WASHINGTON – Community banks would be able tap a $30 billion government fund to help them increase lending to small businesses under a bill working its way toward a vote in the Senate, reported The Associated Press.

Democrats say banks should be able to use the lending fund to leverage up to $300 billion in loans to small businesses, helping to loosen tight credit markets. The fund would be available to banks with less than $10 billion in assets.

Democrats and Republicans were negotiating a handful of amendments Wednesday with the goal of scheduling a vote on the bill later in the day. The talks played out as President Barack Obama traveled to Edison, N.J., where during a visit to a sandwich shop he urged the Senate to abandon partisanship long enough to pass the bill.

"Everywhere I go, I hear from small business owners who simply cannot get the credit they need to hire and expand," Obama said. "And we've been hearing from smaller community banks that they want to lend to these folks but need more capital to do it."

"The initiatives in this bill will help them meet those challenges," the president added.

The measure is part of a bill that would also provide a series of tax breaks aimed at small businesses. The House passed a bill establishing a similar lending fund in June.

"The bill increases access to much needed capital, encourages entrepreneurship and promotes equity," said Sen. Max Baucus, D-Mont., chairman of the Senate Finance Committee.

Some GOP lawmakers called the lending fund another bank bailout that would do little to increase lending to small businesses. The measure overcame a Republican filibuster in the Senate last week.

Republicans are hoping to add a handful of amendments before voting on the final bill. One would repeal a new tax reporting requirement for businesses that was included in the massive health care overhaul enacted last spring.

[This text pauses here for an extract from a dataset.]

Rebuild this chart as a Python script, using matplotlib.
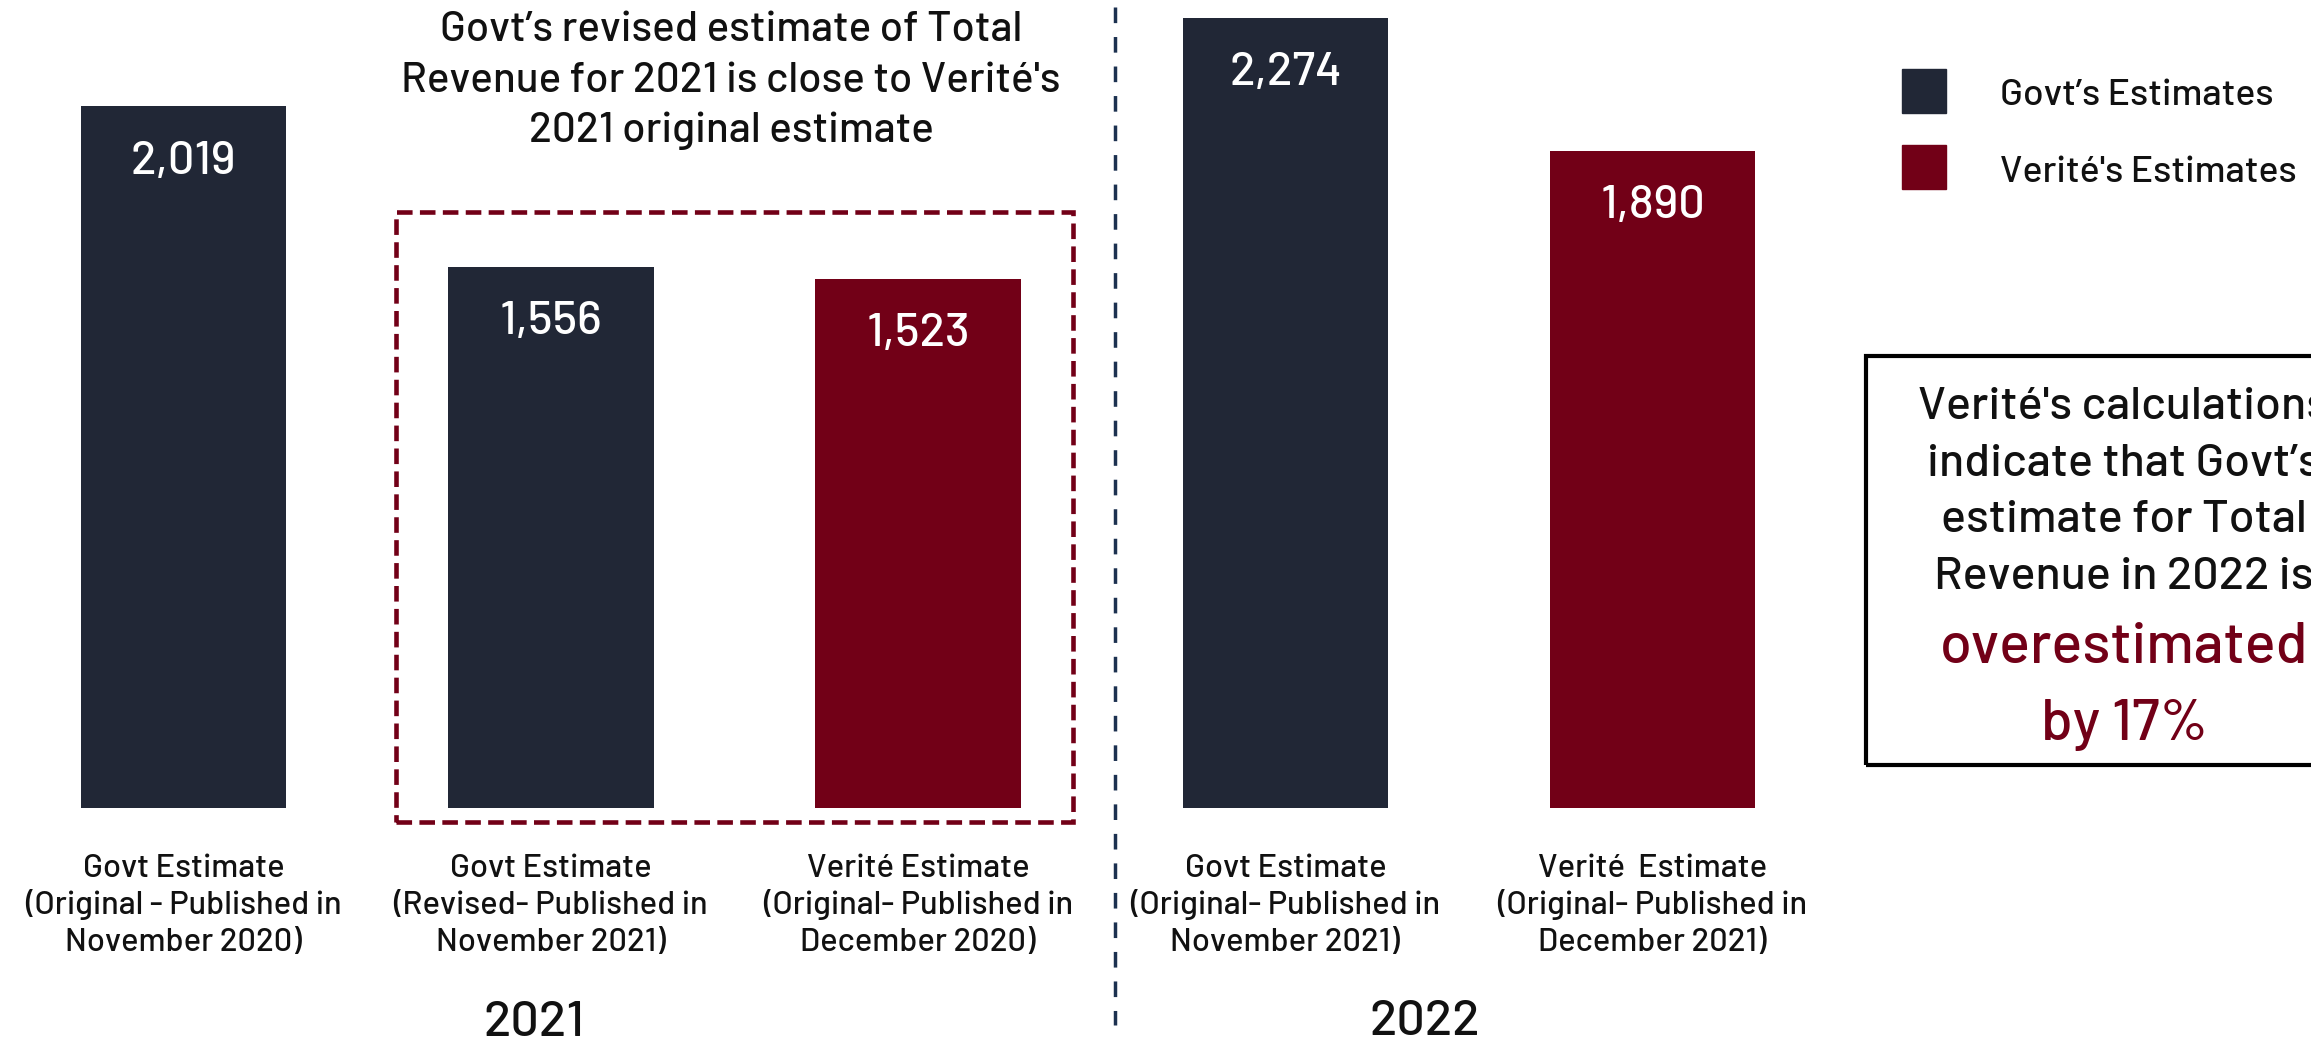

The health care law requires businesses to report to the Internal Revenue Service the names and tax identification numbers of vendors that sell them more than $600 in goods in a year, starting in 2012. The information reporting is already required for the purchase of services.

The new reporting is designed to crack down on vendors that don't report all their income, raising an estimated $17.1 billion in taxes over the next decade, according to the nonpartisan Joint Committee on Taxation.